Но неприятель мог быть побежден не только на левом фланге; на правом он подвергался еще большей опасности. Моран, один из генералов Даву, был направлен в эту сторону через леса. Он прошел по заросшим лесом возвышенностям и с самого начала битвы находился на фланге русских. Еще несколько шагов — и он очутился бы в тылу их правого фланга. Его внезапное появление должно было бы неминуемо решить исход битвы и сделать победу неизбежной. Но Наполеон, не знавший местности, велел отозвать его туда, где он остановился вместе с Даву.
В армии спрашивали себя, почему император, заставивший трех военачальников, совершенно независимых друг от друга, стремиться к одной и той же цели, сам не оказался там, чтобы дать войску то необходимое единство, которое без него было немыслимо. Но он вернулся в Смоленск — потому ли, что устал или не ждал, что произойдет серьезное сражение, или просто потому, что вынужденный заниматься всем сразу, не мог быть вовремя нигде и не мог ничем заняться всецело? В самом деле, предшествовавшие дни приготовления к войне приостановили его работу в Империи и в Европе, а эта работа все увеличивалась. Надо было, наконец, опорожнить портфели и дать ход гражданским и политическим делам, которых становилось все больше и больше. Впрочем, Наполеон сделался очень нетерпеливым, и высокомерие его увеличивалось со времени Смоленска. Когда Борелли, помощник начальника главного штаба Мюрата, привез Наполеону известие о столкновении при Валутиной горе, он колебался, принять ли его. Озабоченность Наполеона была так велика, что понадобилось вмешательство министра, чтобы император тотчас же принял офицера, привезшего ему это донесение. Однако рапорт Борелли сильно взволновал его.

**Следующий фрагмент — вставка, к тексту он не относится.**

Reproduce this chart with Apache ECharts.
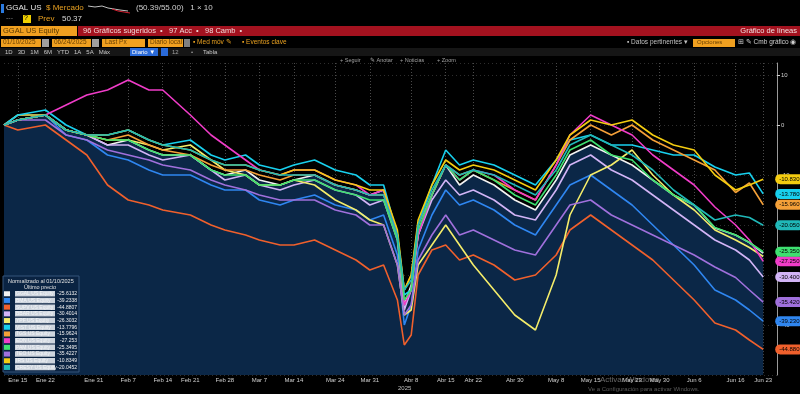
<!DOCTYPE html>
<html><head><meta charset="utf-8">
<script src="https://cdn.jsdelivr.net/npm/echarts@6/dist/echarts.min.js"></script>
<style>html,body{margin:0;padding:0;background:#000;}#c{width:800px;height:394px;}</style>
</head><body><div id="c"></div>
<script>
// ---------- DATA ----------
const dates = [
"2025-01-13","2025-01-14","2025-01-15","2025-01-16","2025-01-17","2025-01-21","2025-01-22","2025-01-23","2025-01-24","2025-01-27","2025-01-28","2025-01-29","2025-01-30","2025-01-31",
"2025-02-03","2025-02-04","2025-02-05","2025-02-06","2025-02-07","2025-02-10","2025-02-11","2025-02-12","2025-02-13","2025-02-14","2025-02-18","2025-02-19","2025-02-20","2025-02-21","2025-02-24","2025-02-25","2025-02-26","2025-02-27","2025-02-28",
"2025-03-03","2025-03-04","2025-03-05","2025-03-06","2025-03-07","2025-03-10","2025-03-11","2025-03-12","2025-03-13","2025-03-14","2025-03-17","2025-03-18","2025-03-19","2025-03-20","2025-03-21","2025-03-24","2025-03-25","2025-03-26","2025-03-27","2025-03-28","2025-03-31",
"2025-04-01","2025-04-02","2025-04-03","2025-04-04","2025-04-07","2025-04-08","2025-04-09","2025-04-10","2025-04-11","2025-04-14","2025-04-15","2025-04-16","2025-04-17","2025-04-21","2025-04-22","2025-04-23","2025-04-24","2025-04-25","2025-04-28","2025-04-29","2025-04-30",
"2025-05-01","2025-05-02","2025-05-05","2025-05-06","2025-05-07","2025-05-08","2025-05-09","2025-05-12","2025-05-13","2025-05-14","2025-05-15","2025-05-16","2025-05-19","2025-05-20","2025-05-21","2025-05-22","2025-05-23","2025-05-27","2025-05-28","2025-05-29","2025-05-30",
"2025-06-02","2025-06-03","2025-06-04","2025-06-05","2025-06-06","2025-06-09","2025-06-10","2025-06-11","2025-06-12","2025-06-13","2025-06-16","2025-06-17","2025-06-18","2025-06-20","2025-06-23","2025-06-24","2025-06-25"];

const tickLabels = {
"2025-01-15":"Ene 15","2025-01-22":"Ene 22","2025-01-31":"Ene 31","2025-02-07":"Feb 7","2025-02-14":"Feb 14","2025-02-21":"Feb 21","2025-02-28":"Feb 28",
"2025-03-07":"Mar 7","2025-03-14":"Mar 14","2025-03-24":"Mar 24","2025-03-31":"Mar 31","2025-04-08":"Abr 8","2025-04-15":"Abr 15","2025-04-22":"Abr 22","2025-04-30":"Abr 30",
"2025-05-08":"May 8","2025-05-15":"May 15","2025-05-23":"May 23","2025-05-30":"May 30","2025-06-06":"Jun 6","2025-06-16":"Jun 16","2025-06-23":"Jun 23"};

const sampleDates = [
"2025-01-13","2025-01-15","2025-01-22","2025-01-27","2025-01-30","2025-02-04","2025-02-07","2025-02-12","2025-02-14","2025-02-21","2025-02-26","2025-02-28",
"2025-03-05","2025-03-07","2025-03-12","2025-03-14","2025-03-19","2025-03-24","2025-03-27","2025-03-31","2025-04-02","2025-04-04","2025-04-07","2025-04-08",
"2025-04-09","2025-04-11","2025-04-15","2025-04-17","2025-04-22","2025-04-25","2025-04-30","2025-05-05","2025-05-08","2025-05-12","2025-05-15","2025-05-20",
"2025-05-23","2025-05-29","2025-06-03","2025-06-06","2025-06-11","2025-06-16","2025-06-18","2025-06-23"];

const names = ["GGAL US Equity","BMA US Equity","SUPV US Equity","BBAR US Equity","YPF US Equity","VIST US Equity","TGS US Equity","EDN US Equity","PAM US Equity","TEO US Equity","IRS US Equity","CRESY US Equity"];
const lastValues = ["-25.6132","-39.2338","-44.8807","-30.4014","-26.3032","-13.7796","-15.9624","-27.253","-25.3495","-35.4227","-10.8349","-20.0452"];
const colors = ["#f2f2f2","#2f86f0","#f0602c","#d2b4f6","#f4ec6a","#18d0ee","#f4a038","#f03cc8","#3ee070","#a070dc","#f4cc10","#20b8b8"];
const showTag = [false,true,true,true,false,true,true,true,true,true,true,true];

const GGAL  = [0,1,2,-1,-2,-4,-3,-5,-6,-6,-9,-10,-9,-11,-12,-11,-10,-12,-13,-14,-13,-22,-36,-32,-22,-14,-8,-12,-10,-12,-15,-17,-11,-6,-4,-6,-8,-11,-14,-16,-20.6,-22,-23.5,-25.61];
const BMA   = [0,1,2,-2,-3,-6,-7,-9,-10,-10,-12,-13,-13,-15,-16,-15,-14,-16,-17,-19,-18,-26,-40,-36,-25,-18,-13,-16,-15,-17,-20,-22,-16,-12,-10,-13,-16,-20,-24,-28,-33,-35,-37,-39.23];
const SUPV  = [0,-1,0,-3,-6,-12,-15,-16,-17,-18,-20,-21,-22,-23,-24,-24,-23,-25,-27,-29,-28,-35,-44,-42,-30,-25,-24,-27,-26,-28,-31,-30,-26,-21,-18,-21,-24,-27,-31,-35,-39.6,-41,-43,-44.88];
const BBAR  = [0,1,2,-1,-2,-4,-4,-6,-7,-6,-9,-11,-10,-12,-13,-12,-11,-13,-14,-16,-15,-23,-37,-33,-22,-15,-11,-14,-13,-15,-18,-19,-13,-8,-6,-9,-11,-14,-17,-20,-23,-25,-27,-30.40];
const YPF   = [0,2,2,-1,-2,-3,-3,-4,-5,-4,-7,-9,-10,-12,-12,-11,-12,-15,-17,-19,-20,-28,-38,-37,-28,-24,-20,-24,-28,-33,-38,-41,-30,-18,-10,-8,-5,-10,-14,-17,-21,-23,-24.5,-26.30];
const VIST  = [0,2,3,0,-2,-2,-1,-3,-4,-3,-6,-7,-6,-8,-9,-8,-7,-9,-10,-12,-12,-22,-34,-33,-20,-12,-5,-8,-7,-8,-10,-12,-7,-3,-2,-4,-4,-5,-6,-6,-8.4,-10,-9.6,-13.78];
const TGS   = [0,1,2,-1,-2,-3,-2,-4,-5,-6,-8,-9,-9,-10,-11,-10,-10,-12,-13,-14,-14,-22,-33,-30,-20,-14,-8,-10,-9,-11,-13,-15,-8,-3,0,-2,0,-3,-5,-7,-9,-13.5,-11.6,-15.96];
const EDN   = [0,1,2,4,6,7,9,7,7,2,-2,-4,-7,-9,-10,-9,-9,-11,-12,-14,-13,-22,-36,-33,-22,-14,-8,-11,-9,-10,-13,-15,-8,-2,2,0,-2,-6,-9,-12,-16.4,-20,-23,-27.25];
const PAM   = [0,1,2,-1,-2,-3,-3,-5,-6,-6,-9,-10,-10,-12,-12,-11,-11,-13,-14,-15,-15,-23,-35,-33,-21,-14,-8,-11,-9,-11,-14,-16,-10,-5,-3,-6,-7,-11,-14,-16,-20.5,-22,-23.5,-25.35];
const TEO   = [0,1,1,-2,-3,-5,-6,-7,-8,-9,-11,-12,-13,-14,-15,-15,-15,-17,-18,-20,-20,-28,-38,-36,-27,-22,-18,-22,-21,-23,-25,-26,-20,-16,-15,-18,-20,-22,-24,-26,-28.4,-30.5,-33,-35.42];
const IRS   = [0,1,2,-1,-2,-2,-1,-3,-4,-5,-7,-8,-8,-9,-10,-9,-9,-11,-12,-13,-13,-21,-33,-30,-19,-12,-7,-9,-8,-9,-11,-13,-7,-2,1,0,1,-2,-4,-5,-10,-13,-12,-10.83];
const CRESY = [0,1,2,-1,-2,-2,-1,-3,-4,-5,-7,-8,-8,-9,-10,-10,-10,-12,-13,-14,-14,-22,-33,-31,-20,-13,-8,-10,-9,-10,-12,-14,-9,-4,-2,-4,-6,-9,-13,-16,-19,-18,-18.5,-20.05];

const seriesValues = [GGAL,BMA,SUPV,BBAR,YPF,VIST,TGS,EDN,PAM,TEO,IRS,CRESY];
const yTicks = {min:-50, max:12.4, interval:10};

// ---------- CHART ----------
const FONT = "Liberation Sans, Arial, sans-serif";
const chart = echarts.init(document.getElementById('c'), null, {renderer:'canvas'});
const legendVal = {}; names.forEach((n,i)=>legendVal[n]=lastValues[i]);

const series = names.map((n,i)=>({
  name:n, type:'line', symbol:'none', smooth:false,
  data: sampleDates.map((d,k)=>[d, seriesValues[i][k]]),
  lineStyle:{color:colors[i], width:1.6},
  itemStyle:{color:colors[i]},
  areaStyle: i===0 ? {color:'#0b2747', opacity:1, origin:'start'} : undefined,
  z: i===0 ? 1 : 2,
  endLabel: showTag[i] ? {
    show:true, distance:12,
    formatter: p => Number(p.value[1]).toFixed(3),
    color:'#000', fontSize:6, fontFamily:FONT,
    backgroundColor:colors[i], borderRadius:6, padding:[2,4,2,4]
  } : {show:false},
  emphasis:{disabled:true}, animation:false
}));

const labelFn = (idx, val) => tickLabels[val] !== undefined;

const hdr = [];
function txt(x,y,s,color,size,extra){hdr.push(Object.assign({type:'text',left:x,top:y,silent:true,style:{text:s,fill:color,font:(size||7)+'px '+FONT}},extra||{}));}
function box(x,y,w,h,color){hdr.push({type:'rect',shape:{x:x,y:y,width:w,height:h},style:{fill:color},silent:true});}
// row 1
box(1,4,3,9,'#2a7ae0');
txt(6,4,'GGAL US','#e6e6e6',8); txt(46,4,'$ Mercado','#e8a020',8);
hdr.push({type:'polyline',shape:{points:[[88,6],[95,7],[102,6],[108,8],[114,9],[120,10],[128,11]]},style:{stroke:'#c0c0c0',lineWidth:1},silent:true});
hdr.push({type:'polyline',shape:{points:[[112,9],[118,11],[124,12],[130,13]]},style:{stroke:'#d02030',lineWidth:1},silent:true});
txt(136,4,'(50.39/55.00)   1 × 10','#d0d0d0',8);
// row 2
txt(6,15,'---','#808080',7); box(23,15,8,8,'#f0d000'); txt(24,15,'?','#000',7);
txt(38,15,'Prev','#e8a020',8); txt(62,15,'50.37','#d8d8d8',8);
// row 3
box(78,26,722,10,'#a3121f'); box(1,26,76,10,'#f0a020');
txt(3,27,'GGAL US Equity','#5a3a00',7.5);
txt(83,27,'96 Gráficos sugeridos  •   97 Acc  •   98 Camb  •','#f0d8d8',7.5);
txt(797,27,'Gráfico de líneas','#f0e0e0',7.5,{left:undefined,right:3});
// row 4
box(1,39,40,8,'#f0a020'); box(42,39,7,8,'#a0a0a0'); txt(3,39,'01/10/2025','#6a4000',6.5);
box(52,39,39,8,'#f0a020'); box(92,39,7,8,'#a0a0a0'); txt(54,39,'06/24/2025','#6a4000',6.5);
box(102,39,43,8,'#f0a020'); txt(105,39,'Last Px','#6a4000',6.5);
box(148,39,35,8,'#f0a020'); box(184,39,6,8,'#808080'); txt(150,39,'Diario local','#6a4000',6.5);
txt(193,39,'▪ Med móv ✎','#e8a020',6.5); txt(242,39,'▪ Eventos clave','#e8a020',6.5);
txt(627,39,'▪ Datos pertinentes ▾','#c0c0c0',6.5);
box(693,39,42,8,'#f0a020'); txt(697,39,'Opciones','#6a4000',6);
txt(738,39,'⊞ ✎ Cmb gráfico ◉','#d0d0d0',6.5);
// row 5
box(0,48,800,8,'#161616');
txt(5,49,'1D   3D   1M   6M   YTD   1A   5A   Máx','#c8c8c8',6);
box(130,48,28,8,'#2a6ad8'); txt(132,49,'Diario ▼','#fff',6);
box(161,48,7,8,'#2a6ad8'); txt(172,49,'12','#a0a0a0',6); txt(191,49,'•','#a0a0a0',6); txt(203,49,'Tabla','#c8c8c8',6);
// row 6
txt(340,57,'+ Seguir','#a0a0a0',5.5); txt(370,57,'✎ Anotar','#a0a0a0',5.5); txt(400,57,'+ Noticias','#a0a0a0',5.5); txt(437,57,'+ Zoom','#a0a0a0',5.5);
// legend box + title
hdr.push({type:'rect',shape:{x:3,y:276,width:76,height:96},style:{fill:'#0a2342',stroke:'#35557a',lineWidth:1},silent:true,z:5});
txt(8,278,'Normalizado al 01/10/2025','#e0e0e0',5.5,{z:6});
txt(24,284,'Último precio','#e0e0e0',5.5,{z:6});
// footer
txt(398,385,'2025','#c0c0c0',6);
txt(600,376,'Activar Windows','#6a6a6a',8);
txt(588,386,'Ve a Configuración para activar Windows.','#5a5a5a',6);

const option = {
  backgroundColor:'#000',
  animation:false,
  textStyle:{fontFamily:FONT},
  grid:{left:4, right:23, top:63, bottom:19, containLabel:false},
  xAxis:{type:'category', data:dates, boundaryGap:false,
    axisLine:{show:false}, axisTick:{show:false},
    axisLabel:{interval:labelFn, formatter: v => tickLabels[v] || '', hideOverlap:false, color:'#cfcfcf', fontSize:6, margin:2, fontFamily:FONT},
    splitLine:{show:true, interval:labelFn, lineStyle:{color:'#4a4a4a', type:[1,2], width:1}}},
  yAxis:{type:'value', position:'right', min:yTicks.min, max:yTicks.max, interval:yTicks.interval,
    axisLine:{show:true, lineStyle:{color:'#9a9a9a'}}, axisTick:{show:true, length:3, lineStyle:{color:'#cfcfcf'}},
    axisLabel:{color:'#cfcfcf', fontSize:6, margin:4, showMaxLabel:false, showMinLabel:false},
    splitLine:{show:true, lineStyle:{color:'#2e2e2e', type:[1,3]}}},
  legend:{show:true, orient:'vertical', left:4, top:291, itemWidth:6, itemHeight:5, itemGap:1.2,
    icon:'rect', padding:0, z:7, data:names,
    formatter: n => '{n|'+n+'}{v|'+legendVal[n]+'}',
    textStyle:{color:'#fff', fontSize:5, rich:{
      n:{width:38, height:5.5, backgroundColor:'#cdd4dd', color:'#f4f6f8', fontSize:5, padding:[0,1]},
      v:{width:22, align:'right', color:'#f0f0f0', fontSize:5}}}},
  graphic:hdr,
  series:series
};
chart.setOption(option);
</script></body></html>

— Что вы говорите? — вскричал Наполеон. — Как? Вам этого мало? А у неприятеля было шестьдесят тысяч войска? Но ведь это же битва!.. — и он снова раздражался, вспоминая непослушание и бездеятельность Жюно. Когда Борелли сообщил ему о смертельной ране Гюдена, огорчение его было очень велико. Оно выражалось в многочисленных вопросах и в возгласах сожаления, затем, со свойственной уму силой духа, он подавил свою тревогу, свой гнев до другого времени и, занявшись работой, отложил всякую заботу о битвах, так как уже настала ночь. Однако надежда на сражение все-таки не давала ему покоя, поэтому он с рассветом уже появился на полях Валутиной горы.

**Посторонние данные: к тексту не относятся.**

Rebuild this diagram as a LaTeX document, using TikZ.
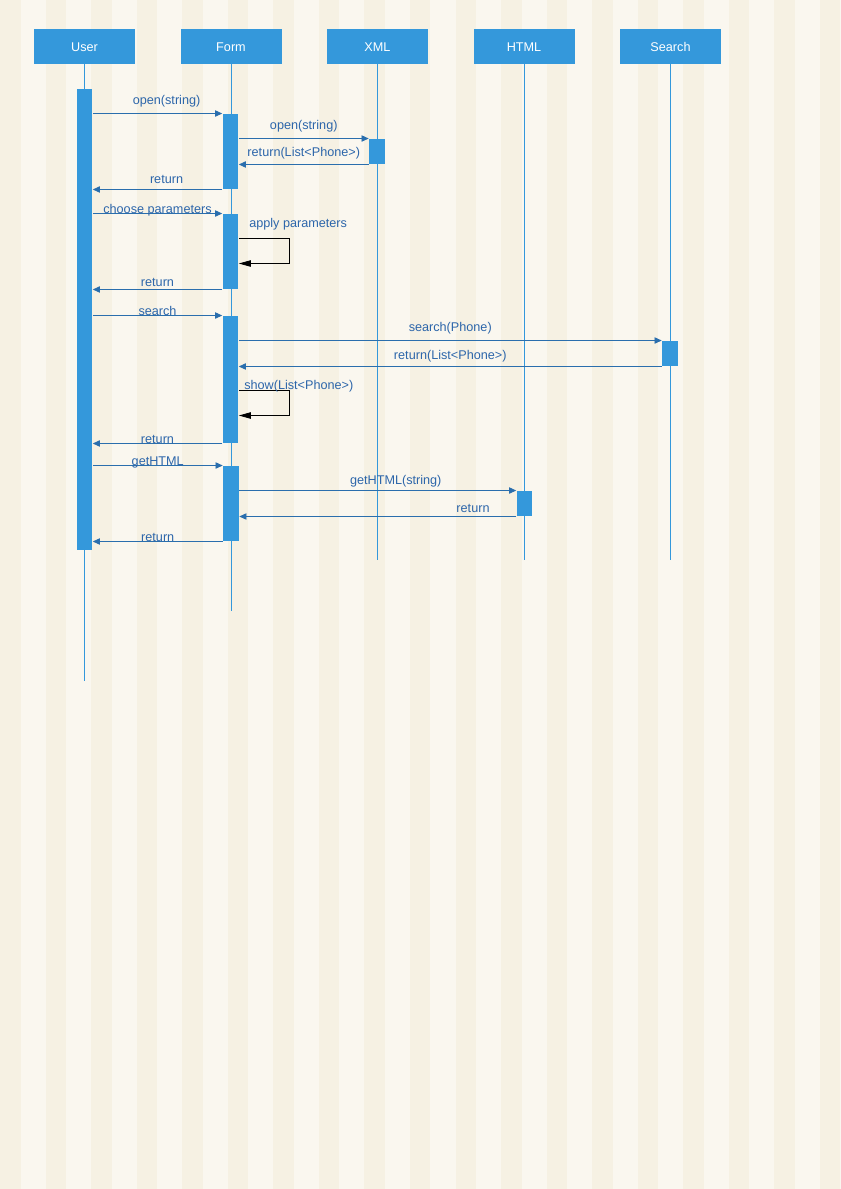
\documentclass[tikz,border=0pt]{standalone}
\usepackage{fontspec}
\setmainfont{Liberation Sans}
\usetikzlibrary{arrows.meta, positioning, calc}
\definecolor{cblue}{HTML}{3498DB}
\definecolor{cmsg}{HTML}{2A6EAD}
\definecolor{ctext}{HTML}{2D66AA}
\definecolor{cpaper}{HTML}{FAF7EF}
\definecolor{cstripe}{HTML}{F6F1E3}
\tikzset{
  every picture/.style={font=\fontsize{9}{11}\selectfont, line width=0.7pt},
  actor/.style={fill=cblue, text=white, minimum width=25.25mm, minimum height=8.75mm, inner sep=0pt, text height=1.6ex, text depth=0.2ex},
  lifeline/.style={draw=cblue, line width=0.6pt},
  act/.style={fill=cblue, minimum width=3.9mm, inner sep=0pt},
  msg/.style={-{Triangle[length=1.8mm, width=1.6mm]}, draw=cmsg, line width=0.65pt},
  selfmsg/.style={-{Triangle[length=3mm, width=1.6mm]}, draw=black, line width=0.6pt},
  lbl/.style={text=ctext, inner sep=0pt, text height=1.6ex, text depth=0.4ex, yshift=#1},
  lbl/.default=3mm,
}

\begin{document}
\begin{tikzpicture}[x=0.25mm, y=-0.25mm]
  \useasboundingbox (0,0) rectangle (841,1189);
  % paper with stripes
  \fill[cpaper] (0,0) rectangle (841,1189);
  \foreach \i in {0,...,18} \fill[cstripe] (45.55*\i,0) rectangle ++(20.5,1189);
  % heads and lifelines
  \foreach \nm/\txt/\xx in {user/User/84.5, form/Form/231, xml/XML/377.5, html/HTML/524, search/Search/670.5}
    \node[actor] (\nm) at (\xx,46.5) {\txt};
  \foreach \nm/\dy in {user/616, form/546, xml/496, html/496, search/496}
    \draw[lifeline] (\nm.south) -- ++(0,\dy);
  % activation bars
  \foreach \nm/\xx/\ta/\tb in {uact/84.5/89/550, fa1/230.5/114/189, fa2/230.5/214/289, fa3/230.5/316/443, fa4/231/466/541, xa/377/139/164, sa/670/341/366, ha/524.5/491/516}
    \node[act, minimum height={(\tb-\ta)*0.25mm}] (\nm) at (\xx,{(\ta+\tb)/2}) {};
  % open
  \draw[msg] (uact.east |- fa1.north) -- node[lbl=3.3mm, pos=.57] {open(string)} (fa1.north west);
  \draw[msg] (fa1.east |- xa.north) -- node[lbl=3.3mm] {open(string)} (xa.north west);
  \draw[msg] (xa.south west) -- node[lbl=3.1mm] {return(List<Phone>)} (fa1.east |- xa.south);
  \draw[msg] (fa1.south west) -- node[lbl=2.5mm, pos=.43] {return} (uact.east |- fa1.south);
  % parameters
  \draw[msg] (uact.east |- fa2.north) -- node[lbl=1mm] {choose parameters} (fa2.north west);
  \draw[selfmsg] ($(fa2.north east)+(0,25)$) -- ++(51,0) -- ++(0,25) -- ++(-51,0);
  \node[lbl=0pt, anchor=west] (applylbl) at ($(fa2.north east)+(10,10)$) {apply parameters};
  \draw[msg] (fa2.south west) -- node[lbl=1.9mm] {return} (uact.east |- fa2.south);
  % search
  \draw[msg] (uact.east |- fa3.north) -- node[lbl=1.1mm] {search} (fa3.north west);
  \draw[msg] (fa3.east |- sa.north) -- node[lbl=3.3mm] {search(Phone)} (sa.north west);
  \draw[msg] (sa.south west) -- node[lbl=2.9mm] {return(List<Phone>)} (fa3.east |- sa.south);
  \draw[selfmsg] ($(fa3.north east)+(0,75)$) -- ++(51,0) -- ++(0,25) -- ++(-51,0);
  \node[lbl=0pt, anchor=west] (showlbl) at ($(fa3.north east)+(5,70)$) {show(List<Phone>)};
  \draw[msg] (fa3.south west) -- node[lbl=1.1mm] {return} (uact.east |- fa3.south);
  % html
  \draw[msg] (uact.east |- fa4.north) -- node[lbl=1.1mm] {getHTML} (fa4.north west);
  \draw[msg] (fa4.east |- ha.north) -- node[lbl=2.7mm, pos=.565] {getHTML(string)} (ha.north west);
  \draw[msg] (ha.south west) -- node[lbl=2.2mm, pos=.156] {return} (fa4.east |- ha.south);
  \draw[msg] (fa4.south west) -- node[lbl=1.1mm] {return} (uact.east |- fa4.south);
\end{tikzpicture}
\end{document}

Солдаты Нея и дивизии Гюдена, оставшиеся без своего генерала, находились там среди трупов павших товарищей и русских, среди наполовину сломанных деревьев и местности, взрытой ногами сражающихся, изборожденной гранатами и усеянной обломками оружия, лоскутной утвари, опрокинутых повозок и оторванных членов. Таковы трофеи войны и красота поля битвы!
Батальоны Гюдена превратились просто во взводы, но гордились тем, что численность их так сохранилась. От них еще исходил запах сожженных патронов и пороха, которым была пропитана их одежда, земля и вся окружающая атмосфера. Лица их почернели от порохового дыма. Император не мог пройти мимо их фронта, не натыкаясь на каждом шагу на скрученные силой удара штыки, валявшиеся на земле, и трупы, через которые ему приходилось переступать.

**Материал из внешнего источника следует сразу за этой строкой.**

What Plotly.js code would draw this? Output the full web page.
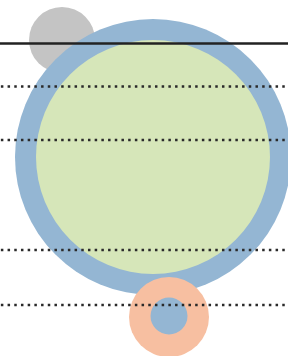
<!DOCTYPE html>
<html>
<head>
<meta charset="utf-8">
<script src="https://cdn.plot.ly/plotly-3.0.1.min.js"></script>
<style>html,body{margin:0;padding:0;background:#fff;}#chart{width:288px;height:356px;}</style>
</head>
<body>
<div id="chart"></div>
<script>
// circles: centre x, centre y, radius (chart units), colour
var circleX = [62, 153, 153, 169, 169];
var circleY = [40, 157, 157, 317, 316];
var circleR = [33, 138, 117, 40, 18.5];
var circleColor = ['#c4c4c4', '#94b6d3', '#d6e6b9', '#f7bfa1', '#94b6d3'];

// horizontal reference lines
var solidLineY = [43.5];
var dottedLineY = [86.5, 140, 250, 305];

var shapes = [];
for (var i = 0; i < circleX.length; i++) {
  shapes.push({
    type: 'circle', xref: 'x', yref: 'y',
    x0: circleX[i] - circleR[i], x1: circleX[i] + circleR[i],
    y0: circleY[i] - circleR[i], y1: circleY[i] + circleR[i],
    fillcolor: circleColor[i], line: {width: 0}, layer: 'above'
  });
}
solidLineY.forEach(function (y) {
  shapes.push({type: 'line', xref: 'paper', yref: 'y', x0: 0, x1: 1, y0: y, y1: y,
    line: {color: '#222222', width: 2.5}, layer: 'above'});
});
dottedLineY.forEach(function (y) {
  shapes.push({type: 'line', xref: 'paper', yref: 'y', x0: 0.003, x1: 1, y0: y, y1: y,
    line: {color: '#2a2a2a', width: 2.5, dash: '2.5px,4.2px'}, layer: 'above'});
});

var layout = {
  width: 288, height: 356,
  margin: {l: 0, r: 0, t: 0, b: 0},
  paper_bgcolor: '#ffffff', plot_bgcolor: '#ffffff',
  showlegend: false,
  xaxis: {range: [0, 288], visible: false, fixedrange: true},
  yaxis: {range: [356, 0], visible: false, fixedrange: true},
  shapes: shapes
};
Plotly.newPlot('chart', [{x: [], y: [], type: 'scatter', mode: 'markers'}], layout, {displayModeBar: false, staticPlot: true});
</script>
</body>
</html>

Но все эти ужасы он покрыл сиянием славы. Его благодарность превратила это поле мертвых в поле триумфа, где в течение нескольких часов господствовали только удовлетворенные честь и самолюбие.
Наполеон почувствовал, что настало время, когда он должен поддержать своих солдат и словом и наградами Никогда еще он не смотрел так ласково, а что касается его речей, то он говорил, что «эта битва была самой великолепной из всех сражений в нашей военной истории». Солдатам, которые его слушали, он сказал, что с ними можно завоевать весь мир! Убитые же воины покрыли себя бессмертной славой! Он говорил это, прекрасно понимая, что именно среди такого разрушения всего охотнее думают о бессмертии!
В наградах Наполеон также обнаружил величайшую щедрость. 12-й, 21-й, 127-й пехотные полки и 7-й полк[96] получили 87 орденов и производств в следующие чины. Это были полки Гюдена. До этого времени 127-й полк не имел знамени, так как тогда знамя надо было заслужить на поле битвы, чтобы доказать, что сумеешь его сохранить. Император собственными руками вручил знамя этому полку[97]. Он удовлетворил таким же образом и корпус Нея.